Thursday, September 7, 2023

Isabel: Jewel of Castilla, Spain, 1466 by Carolyn Meyer

 

The Royal Diaries were a spin-off of the America Diaries, and featured the fictional journals of various real royal figures as they were young adults. This particular journal is about Isabel of Castilla, who grew up to be the Isabel of the Isabel and Ferdinand duo that basically gave Columbus leave to go the West Indies (thus unleashing a wave of colonialist terrors, so... uh).

The premise of this book is that Isabel was given a book by her confessor to write all of her Seven Deadly Sins infractions in, but she, being a teenager, uses it as a burn book to chronicle the sins of everyone around her too, including her slutty sister-in-law, Queen Juana, who she HATES. Every time Juana wears a low-cut gown, Isabel makes sure we hear about it. She powdered her breasts like two plump doves, she says at one point, properly scandalized. Also, she's likely being adulterous, too, THE WHORE. Cheating on her ugly husband with a hot grandee, her daughter's probably not even legitimate. Damn, burn book!

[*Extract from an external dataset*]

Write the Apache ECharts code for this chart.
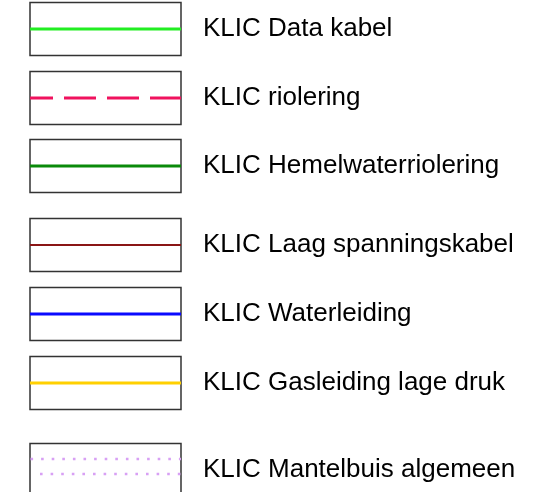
<!DOCTYPE html>
<html>
<head>
<meta charset="utf-8">
<script src="https://cdn.jsdelivr.net/npm/echarts@6/dist/echarts.min.js"></script>
<style>
  html, body { margin: 0; padding: 0; background: #fff; }
  #main { width: 540px; height: 492px; }
</style>
</head>
<body>
<div id="main"></div>
<script>
// legend entries, top to bottom
const labels = [
    'KLIC Data kabel',
    'KLIC riolering',
    'KLIC Hemelwaterriolering',
    'KLIC Laag spanningskabel',
    'KLIC Waterleiding',
    'KLIC Gasleiding lage druk',
    'KLIC Mantelbuis algemeen'
];
const lineColors = ['#22ee22', '#f0125e', '#0a8a0a', '#8a1515', '#0a0aff', '#ffd000', '#d8a0f4'];
const lineKinds = ['solid', 'dashed', 'solid', 'solid', 'solid', 'solid', 'dotted'];

// layout (pixel space of the grid)
const rowCenter = [29, 98, 166, 245, 314, 383, 470];
const boxLeft = 30, boxRight = 181, boxHalf = 26.5, textX = 203;

const myChart = echarts.init(document.getElementById('main'));

function renderRow(params, api) {
    const i = api.value(0);
    const cy = api.value(1);
    const tl = api.coord([boxLeft, cy - boxHalf]);
    const br = api.coord([boxRight, cy + boxHalf]);
    const mid = api.coord([boxLeft, cy]);
    const children = [{
        type: 'rect',
        shape: {x: tl[0], y: tl[1], width: br[0] - tl[0], height: br[1] - tl[1]},
        style: {fill: '#fff', stroke: '#333', lineWidth: 1.5}
    }];
    const kind = lineKinds[i];
    if (kind === 'dotted') {
        // two rows of small dots, the lower one starts a dot later
        [[-11, 0.5], [4, 10]].forEach(function (row) {
            children.push({
                type: 'line',
                shape: {x1: tl[0] + row[1], y1: mid[1] + row[0], x2: br[0], y2: mid[1] + row[0]},
                style: {stroke: lineColors[i], lineWidth: 2.6, lineDash: [2.6, 8]}
            });
        });
    } else {
        children.push({
            type: 'line',
            shape: {x1: tl[0], y1: mid[1], x2: br[0], y2: mid[1]},
            style: {
                stroke: lineColors[i],
                lineWidth: i === 3 ? 2.2 : 3,
                lineDash: kind === 'dashed' ? [32, 11] : null,
                lineDashOffset: kind === 'dashed' ? 9 : 0
            }
        });
    }
    children.push({
        type: 'text',
        x: api.coord([textX, cy])[0],
        y: mid[1],
        style: {
            text: labels[i],
            fill: '#000',
            font: '26px "Liberation Sans", Arial, sans-serif',
            verticalAlign: 'middle',
            align: 'left'
        }
    });
    return {type: 'group', children: children};
}

const option = {
    animation: false,
    grid: {left: 0, top: 0, width: 540, height: 492},
    xAxis: {type: 'value', min: 0, max: 540, show: false},
    yAxis: {type: 'value', min: 0, max: 492, inverse: true, show: false},
    series: [{
        type: 'custom',
        renderItem: renderRow,
        data: labels.map(function (_, i) { return [i, rowCenter[i]]; })
    }]
};

myChart.setOption(option);
</script>
</body>
</html>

When she's not Juana-hating, she's speculating on the authority war between her two brothers, Enrique and Alfonso, or meditating on whether her friend Catalina-- one of the conversos who converted to Catholicism from Judaism to avoid, you know, persecution-- is still a secret Jew. At one point, she's like, isn't it fascinating how Catalina is more devout than me, but I'm still a better Catholic because I was born a Catholic, of Catholic parents? And I'm like, yep, that's antisemitism for you, Isabel.

Other topics of interest are: all the ugly guys she might have to marry and the black death.

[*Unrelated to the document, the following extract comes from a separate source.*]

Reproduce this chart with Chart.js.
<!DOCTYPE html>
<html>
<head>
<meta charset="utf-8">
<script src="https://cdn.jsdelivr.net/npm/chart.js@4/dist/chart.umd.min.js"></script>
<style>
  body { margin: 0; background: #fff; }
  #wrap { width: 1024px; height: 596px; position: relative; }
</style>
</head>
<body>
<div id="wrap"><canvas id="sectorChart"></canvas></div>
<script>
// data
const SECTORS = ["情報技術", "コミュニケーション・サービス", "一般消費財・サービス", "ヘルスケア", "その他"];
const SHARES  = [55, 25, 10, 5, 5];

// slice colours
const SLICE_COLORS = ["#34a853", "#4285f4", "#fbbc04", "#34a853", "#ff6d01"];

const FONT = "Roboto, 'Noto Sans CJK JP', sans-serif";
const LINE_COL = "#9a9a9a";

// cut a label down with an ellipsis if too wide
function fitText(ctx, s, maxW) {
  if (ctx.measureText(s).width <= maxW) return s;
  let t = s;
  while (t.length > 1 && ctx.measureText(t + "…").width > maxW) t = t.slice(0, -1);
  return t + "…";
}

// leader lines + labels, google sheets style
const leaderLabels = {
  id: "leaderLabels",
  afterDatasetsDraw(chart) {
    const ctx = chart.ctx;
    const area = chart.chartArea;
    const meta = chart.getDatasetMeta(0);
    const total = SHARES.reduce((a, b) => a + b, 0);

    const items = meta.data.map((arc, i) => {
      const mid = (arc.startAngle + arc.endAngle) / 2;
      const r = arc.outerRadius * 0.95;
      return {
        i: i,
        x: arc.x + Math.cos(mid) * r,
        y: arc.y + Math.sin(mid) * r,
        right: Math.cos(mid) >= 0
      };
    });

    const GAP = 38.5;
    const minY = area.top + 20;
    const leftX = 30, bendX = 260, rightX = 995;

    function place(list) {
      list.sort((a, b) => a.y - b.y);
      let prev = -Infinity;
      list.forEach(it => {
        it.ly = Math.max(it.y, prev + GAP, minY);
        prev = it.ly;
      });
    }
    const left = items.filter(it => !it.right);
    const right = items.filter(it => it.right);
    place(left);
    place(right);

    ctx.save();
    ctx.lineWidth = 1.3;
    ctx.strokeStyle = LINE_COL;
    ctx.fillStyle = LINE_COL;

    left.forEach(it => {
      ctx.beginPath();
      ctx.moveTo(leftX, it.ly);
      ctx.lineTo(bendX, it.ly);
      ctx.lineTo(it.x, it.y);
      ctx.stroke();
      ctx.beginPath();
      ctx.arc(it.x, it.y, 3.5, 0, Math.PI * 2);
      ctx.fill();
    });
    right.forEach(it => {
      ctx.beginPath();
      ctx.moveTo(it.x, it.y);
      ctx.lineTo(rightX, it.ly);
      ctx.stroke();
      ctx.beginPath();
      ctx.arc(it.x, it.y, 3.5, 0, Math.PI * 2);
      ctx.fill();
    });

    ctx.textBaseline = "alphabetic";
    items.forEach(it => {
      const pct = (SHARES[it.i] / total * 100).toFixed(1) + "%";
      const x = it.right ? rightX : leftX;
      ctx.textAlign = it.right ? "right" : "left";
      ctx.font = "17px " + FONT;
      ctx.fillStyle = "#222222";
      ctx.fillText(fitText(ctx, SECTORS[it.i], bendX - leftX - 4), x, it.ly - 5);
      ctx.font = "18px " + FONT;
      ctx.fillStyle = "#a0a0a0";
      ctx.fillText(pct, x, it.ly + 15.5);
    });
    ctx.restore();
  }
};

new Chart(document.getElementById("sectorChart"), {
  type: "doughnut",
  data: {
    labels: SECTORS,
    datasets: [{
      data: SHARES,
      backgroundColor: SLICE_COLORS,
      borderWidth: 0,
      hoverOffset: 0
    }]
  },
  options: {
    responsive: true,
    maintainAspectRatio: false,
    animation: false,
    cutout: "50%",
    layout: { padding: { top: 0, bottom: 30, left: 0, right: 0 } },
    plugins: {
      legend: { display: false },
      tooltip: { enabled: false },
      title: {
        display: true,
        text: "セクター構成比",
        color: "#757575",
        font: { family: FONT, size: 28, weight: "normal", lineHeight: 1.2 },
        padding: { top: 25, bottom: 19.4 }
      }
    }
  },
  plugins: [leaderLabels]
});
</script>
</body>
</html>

ISABEL: JEWEL OF CASTILLA, SPAIN, reminds me of CATHERINE, CALLED BIRDY at times, but Catherine was way more fun. Even though these are both set during medieval times, Isabel feels more like a stick-in-the-mud narc, which is probably historically accurate. Also probably historically accurate? The antisemitism and slut-shaming. Both of these things feel like deliberate inclusions to show how much the middle ages sucked, which, again, they totally did. But I could see how people might want to forget about that. Which is probably-- again-- why they shouldn't.